Compressive properties of parametrically optimised mechanical metamaterials based on 3D projections of 4D geometries

Abstract

The design process of 3D mechanical metamaterials is still an emerging field and in this paper, we propose for the first time, a new design and optimisation approach based on 3D projections of 4D geometries (4-polytopes) and evolutionary algorithms. We find that through iterative parametric optimisation, 4-polytope projected mechanical metamaterials can be optimised to achieve both high specific stiffness and high specific yield strengths. Samples manufactured using a low-stereolithography method were tested in compression. We find that optimised tesseracts (8-cell structures) had a higher specific yield strength (22.8 kNm/kg) than that of honeycomb structures tested out-of-plane (19.4 kNm/kg) and a specific stiffness of (0.68 MNm/kg) which is more than 3-fold that of gyroid structures.

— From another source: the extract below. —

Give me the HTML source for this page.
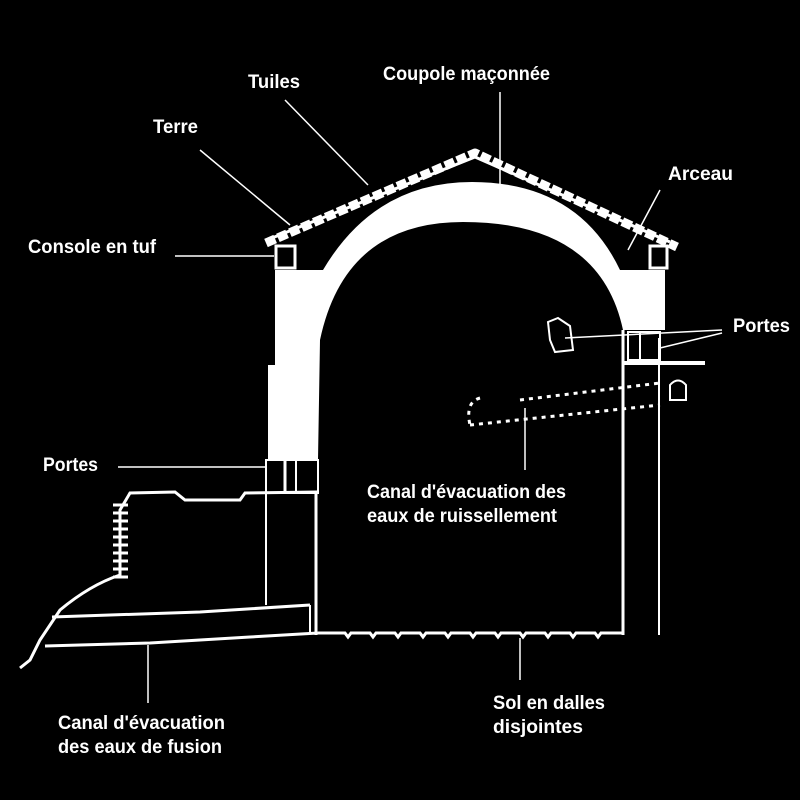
<!DOCTYPE html>
<html><head><style>
html,body{margin:0;padding:0;background:#000;}
svg{display:block;}
text{font-family:"Liberation Sans",sans-serif;font-weight:bold;fill:#fff;font-size:19px;}
</style></head><body>
<svg width="800" height="800" viewBox="0 0 800 800" xmlns="http://www.w3.org/2000/svg">
<rect width="800" height="800" fill="#000"/>
<path d="M275,270 L323,270 Q375,182 472,182 Q578,182 620,270 L665,270 L665,330 L623,330 Q600,222 463,222 Q345,222 320,340 L318,460 L268,460 L268,365 L275,365 Z" fill="#fff"/>
<path d="M266,243 L475,153 L677,247" fill="none" stroke="#fff" stroke-width="9" stroke-dasharray="10 3" stroke-linejoin="round"/>
<path d="M272,238 L475,157 L670,242" fill="none" stroke="#fff" stroke-width="3"/>
<rect x="276" y="246" width="19" height="22" fill="none" stroke="#fff" stroke-width="3"/>
<rect x="650" y="246" width="17" height="22" fill="none" stroke="#fff" stroke-width="3"/>
<g stroke="#fff" fill="none">
<line x1="623" y1="330" x2="623" y2="635" stroke-width="3"/>
<line x1="659" y1="338" x2="659" y2="635" stroke-width="2"/>
<rect x="628" y="332" width="32" height="28" stroke-width="2"/>
<line x1="640" y1="332" x2="640" y2="360" stroke-width="2"/>
<line x1="623" y1="363" x2="705" y2="363" stroke-width="4"/>
<path d="M670,400 L670,385 Q678,376 686,385 L686,400 Z" stroke-width="2"/>
<path d="M548,322 L558,318 L570,326 L573,350 L555,352 L550,340 Z" stroke-width="2"/>
<path d="M318,633 L345,633 l3,4 l3,-4 L370,633 l3,4 l3,-4 L395,633 l3,4 l3,-4 L420,633 l3,4 l3,-4 L445,633 l3,4 l3,-4 L470,633 l3,4 l3,-4 L495,633 l3,4 l3,-4 L520,633 l3,4 l3,-4 L545,633 l3,4 l3,-4 L570,633 l3,4 l3,-4 L595,633 l3,4 l3,-4 L623,633" stroke-width="3"/>
<rect x="266" y="460" width="52" height="33" stroke-width="2"/>
<line x1="285" y1="460" x2="285" y2="493" stroke-width="3"/>
<line x1="296" y1="460" x2="296" y2="493" stroke-width="2"/>
<line x1="266" y1="493" x2="266" y2="605" stroke-width="2"/>
<line x1="316" y1="493" x2="316" y2="635" stroke-width="3"/>
<line x1="310" y1="605" x2="310" y2="633" stroke-width="2"/>
<path d="M120,520 L120,510 L130,493 L175,492 L185,500 L240,500 L245,493 L318,492" stroke-width="3"/>
<path d="M120,520 L120,575 Q90,585 60,610 L40,640 L30,660 L20,668" stroke-width="3"/>
<g stroke-width="3"><line x1="113" y1="505" x2="128" y2="505"/><line x1="113" y1="513" x2="128" y2="513"/><line x1="113" y1="521" x2="128" y2="521"/><line x1="113" y1="529" x2="128" y2="529"/><line x1="113" y1="537" x2="128" y2="537"/><line x1="113" y1="545" x2="128" y2="545"/><line x1="113" y1="553" x2="128" y2="553"/><line x1="113" y1="561" x2="128" y2="561"/><line x1="113" y1="569" x2="128" y2="569"/><line x1="113" y1="577" x2="128" y2="577"/></g>
<path d="M52,617 L200,612 L310,605" stroke-width="3"/>
<path d="M45,646 L150,643 L250,637 L318,633" stroke-width="3"/>
<path d="M520,400 L660,383 M470,425 L660,405 M480,398 Q465,402 470,425" stroke-width="3" stroke-dasharray="4 5"/>
<g stroke-width="1.5">
<line x1="285" y1="100" x2="368" y2="185"/>
<line x1="500" y1="92" x2="500" y2="196"/>
<line x1="200" y1="150" x2="290" y2="225"/>
<line x1="660" y1="190" x2="628" y2="250"/>
<line x1="175" y1="256" x2="274" y2="256"/>
<line x1="565" y1="338" x2="722" y2="330"/>
<line x1="660" y1="348" x2="722" y2="333"/>
<line x1="118" y1="467" x2="266" y2="467"/>
<line x1="525" y1="408" x2="525" y2="470"/>
<line x1="148" y1="645" x2="148" y2="703"/>
<line x1="520" y1="638" x2="520" y2="680"/>
</g>
</g>
<text x="248" y="88" textLength="52" lengthAdjust="spacingAndGlyphs">Tuiles</text>
<text x="383" y="80" textLength="167" lengthAdjust="spacingAndGlyphs">Coupole maçonnée</text>
<text x="153" y="133" textLength="45" lengthAdjust="spacingAndGlyphs">Terre</text>
<text x="668" y="180" textLength="65" lengthAdjust="spacingAndGlyphs">Arceau</text>
<text x="28" y="253" textLength="128" lengthAdjust="spacingAndGlyphs">Console en tuf</text>
<text x="733" y="332" textLength="57" lengthAdjust="spacingAndGlyphs">Portes</text>
<text x="43" y="471" textLength="55" lengthAdjust="spacingAndGlyphs">Portes</text>
<text x="367" y="498" textLength="199" lengthAdjust="spacingAndGlyphs">Canal d'évacuation des</text>
<text x="367" y="522" textLength="190" lengthAdjust="spacingAndGlyphs">eaux de ruissellement</text>
<text x="58" y="729" textLength="167" lengthAdjust="spacingAndGlyphs">Canal d'évacuation</text>
<text x="58" y="753" textLength="164" lengthAdjust="spacingAndGlyphs">des eaux de fusion</text>
<text x="493" y="709" textLength="112" lengthAdjust="spacingAndGlyphs">Sol en dalles</text>
<text x="493" y="733" textLength="90" lengthAdjust="spacingAndGlyphs">disjointes</text>
</svg>
</body></html>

The compressive strength to solid-modulus ratio of the 8-cell tesseract is very high (3×10−3), exceeding that of out-of-plane honeycombs, which are themselves closer in value to 5-cell pentatopes (2×10−3). 8-cell and 5-cell structures are in the region of one order of magnitude higher than 16-cell and 24-cell structures (∼ 2 × 10−4 − 8 × 10−4) and are hence comparable to nanostructured metamaterials. The 8-cell tesseracts are 18% stiffer, 43% stronger, and 19% tougher in compression than out-of-plane honeycomb structures, but unlike honeycombs, 8-cell tesseracts are 3D structures with cubic symmetry. Architecture has a profound effect on the relative consistency of properties with cubically symmetric structures displaying the greatest levels of consistency in terms of both strength and stiffness reduction as a function of pore space. The results presented in this paper showcase the potential of this new class of mechanical metamaterial based on 3D projected 4-polytopes.